Dans cet exercice de cotation, des noms reviennent régulièrement pour le Sénégal : Soly Cissé, Ndary Lô, Ousmane Sow, Awa Seni Camara. Mais, à l’échelle africaine, les artistes les mieux cotés sont camerounais, ghanéens ou nigérians. À l’image du Nigérian El Anatsui dont les œuvres atteignent le million de dollars ou encore Kehinde Willey qui figure dans le top 500 dressé par le rapport Artprice et qui a installé la résidence d’artiste Black Rock à Dakar. 
Plus près de nous, Mohamed Cissé cite les noms de Soly Cissé, Badu Jakk, Ndary Lô dont les œuvres ont déjà été vendues à 800 000 euros, Barthélemy Toguo, Ouattara Watts, Amadou Sanogo. 
Plus rares encore sont les femmes artistes à figurer sur ces listes. Dans un article paru sur Ashakan, Khady Gadiaga s’interroge sur la place des femmes dans l’art contemporain, tout en dénonçant «la sous-évaluation des femmes».

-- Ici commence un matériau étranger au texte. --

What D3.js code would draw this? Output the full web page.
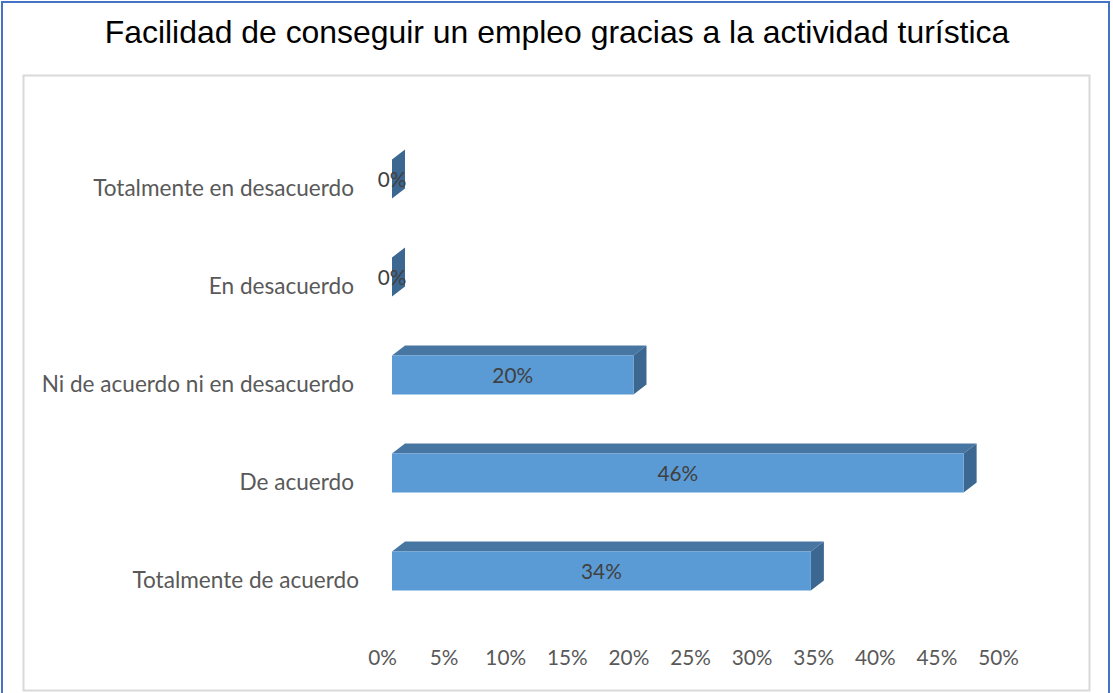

«Les artistes vivants masculins tiennent ainsi 93% des meilleures enchères à l’échelle mondiale. Bien que les artistes soient plus nombreuses aujourd’hui et que quelques grands marchands tentent de corriger les disparités de prix, la sous-évaluation féminine fait de la résistance sur la scène contemporaine. Yayoi Kusama, la plus chère de la gent féminine, est classée 34ème meilleure enchère après 33 records masculins. Par ailleurs, force est de constater que cette meilleure enchère féminine est dix fois moindre que la meilleure enchère au masculin et qu’un gap de près de 47 millions de dollars sépare le record de Koons de celui de Kusama !», constate-t-elle.
Quant aux artistes qui n’ont pas encore accès à ce marché international synonyme d’opulence et de succès, ils peuvent toujours faire leurs armes parmi les galeries d’art qui s’investissent localement dans la recherche de nouvelles pépites. Même si là encore, le résultat n’est pas garanti.